CE: O Brasil discute aplicar recursos da exploração de suas novas reservas de petróleo na educação. O aumento de investimentos se traduz em melhorias no ensino?
RM: Acho que uma educação de qualidade necessita de recursos adicionais, mas apenas oferecer recursos não significa melhor educação. O que sugiro é organizar um planejamento a partir das melhores evidências educacionais possíveis. Quais serão essas mudanças e quais serão os objetivos da educação no Brasil? Eles serão comuns em todas as escolas? Assim como nos EUA, no Brasil é possível mudar muito de localidade, então a Álgebra ensinada precisa ser a mesma coisa no Nordeste ou São Paulo. É preciso ter objetivos em comum e pensar em preparar os professores para ajudar as crianças a atingi-los. Imaginar o que deverá ser feito à luz das evidências para só então pensar no quanto vai custar.

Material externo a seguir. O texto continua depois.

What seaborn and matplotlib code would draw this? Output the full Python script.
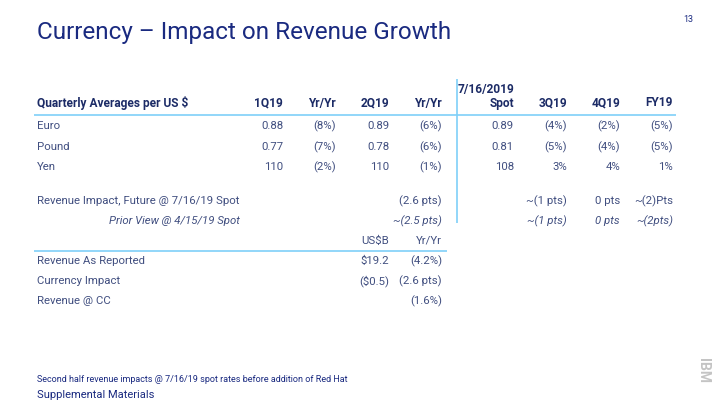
import matplotlib
matplotlib.use("Agg")
import matplotlib.pyplot as plt
import seaborn as sns

# ---------------------------------------------------
# Data
# ---------------------------------------------------
title = "Currency \u2013 Impact on Revenue Growth"

columns = ["1Q19", "Yr/Yr", "2Q19", "Yr/Yr", "7/16/2019\nSpot", "3Q19", "4Q19", "FY19"]
currencies = ["Euro", "Pound", "Yen"]
euro = ["0.88", "(8%)", "0.89", "(6%)", "0.89", "(4%)", "(2%)", "(5%)"]
pound = ["0.77", "(7%)", "0.78", "(6%)", "0.81", "(5%)", "(4%)", "(5%)"]
yen = ["110", "(2%)", "110", "(1%)", "108", "3%", "4%", "1%"]

impact_label = "Revenue Impact, Future @ 7/16/19 Spot"
impact = ["", "", "", "(2.6 pts)", "", "~(1 pts)", "0 pts", "~(2)Pts"]
prior_label = "Prior View @ 4/15/19 Spot"
prior = ["", "", "", "~(2.5 pts)", "", "~(1 pts)", "0 pts", "~(2pts)"]

rev_columns = ["US$B", "Yr/Yr"]
rev_rows = ["Revenue As Reported", "Currency Impact", "Revenue @ CC"]
rev_usd = ["$19.2", "($0.5)", ""]
rev_yy = ["(4.2%)", "(2.6 pts)", "(1.6%)"]

footnote = "Second half revenue impacts @ 7/16/19 spot rates before addition of Red Hat"
footer = "Supplemental Materials"
page = "13"

# ---------------------------------------------------
# Style
# ---------------------------------------------------
sns.set_theme(style="white")
plt.rcParams["font.family"] = ["Roboto", "DejaVu Sans"]

navy = "#1a2a80"
body = "#414f80"
head = "#1c2b66"
rule = "#7fd0f8"

col_x = [283, 336, 389, 442, 514, 567, 620, 673]
row_y = [126, 147, 167]
fs = 8.2
hfs = 8.6

fig, ax = plt.subplots(figsize=(7.2, 4.05), dpi=100)
fig.subplots_adjust(0, 0, 1, 1)
ax.set_xlim(0, 720)
ax.set_ylim(405, 0)
ax.axis("off")

# title + page number
ax.text(37, 32, title, fontsize=17.5, color=navy, va="center", ha="left")
ax.text(693, 20, page, fontsize=6.5, color=navy, va="center", ha="right")

# header row (multi-line headers stacked upwards)
ax.text(37, 103, "Quarterly Averages per US $", fontsize=hfs, color=head,
        fontweight="bold", va="center")
for x, c in zip(col_x, columns):
    lines = c.split("\n")
    for k, line in enumerate(reversed(lines)):
        ax.text(x, 103 - 14 * k, line, fontsize=hfs, color=head,
                fontweight="bold", va="center", ha="right")

ax.hlines(115, 34, 676, color=rule, lw=1.2)
ax.vlines(457, 79, 223, color=rule, lw=1.2)

# currency rows
for y, name, vals in zip(row_y, currencies, [euro, pound, yen]):
    ax.text(37, y, name, fontsize=fs, color=body, va="center")
    for x, v in zip(col_x, vals):
        ax.text(x, y, v, fontsize=fs, color=body, va="center", ha="right")

# revenue impact rows
ax.text(37, 201, impact_label, fontsize=fs, color=body, va="center")
for x, v in zip(col_x, impact):
    ax.text(x, 201, v, fontsize=fs, color=body, va="center", ha="right")
ax.text(240, 221, prior_label, fontsize=fs, color=body, va="center",
        ha="right", style="italic")
for x, v in zip(col_x, prior):
    ax.text(x, 221, v, fontsize=fs, color=body, va="center", ha="right",
            style="italic")

# second table
for x, c in zip(col_x[2:4], rev_columns):
    ax.text(x, 241, c, fontsize=fs, color=body, va="center", ha="right")
ax.hlines(251, 34, 447, color=rule, lw=1.2)
for y, name, u, p in zip([261, 281, 301], rev_rows, rev_usd, rev_yy):
    ax.text(37, y, name, fontsize=fs, color=body, va="center")
    ax.text(col_x[2], y, u, fontsize=fs, color=body, va="center", ha="right")
    ax.text(col_x[3], y, p, fontsize=fs, color=body, va="center", ha="right")

# footer
ax.text(37, 379, footnote, fontsize=6.5, color=navy, va="center")
ax.text(37, 395, footer, fontsize=8, color=navy, va="center")
ax.text(703, 370, "IBM", fontsize=10, color="#c4c4c4", fontweight="bold",
        va="center", ha="center", rotation=-90)

plt.savefig("out.png", dpi=100)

O financiamento deve seguir o planejamento e não liderá-lo.

CE: O senhor estuda o conceito de “educação baseada em evidências”. O que ele significa?
RM: Basicamente, a ideia é avaliar se uma política educacional adotada pela escola se traduzirá em evidências que farão diferença para as crianças. Escolas e governos tomam decisões cotidianamente sobre o tamanho da turma, o currículo que será usado ou o tipo de treinamento dado aos professores. Tudo isso consome recursos. A questão é se essas iniciativas se transformarão em bons resultados para os alunos. A ideia da educação baseada em evidências é fazer avaliações que trarão evidências sobre os efeitos, em particular, de uma ou outra política. Muitas vezes há surpresas: muitas intervenções que pareciam boas na verdade não são. É importante saber disso, porque os recursos disponíveis são escassos. Houve muitos avanços nas metodologias para oferecer evidências significativas para essa pergunta. Por exemplo, as crianças adquirirão mais habilidades caso utilizem uma nova política, em vez do método tradicional? Se esse é o objetivo, o próximo passo é o diretor e o corpo docente se perguntarem como é possível obter essa informação.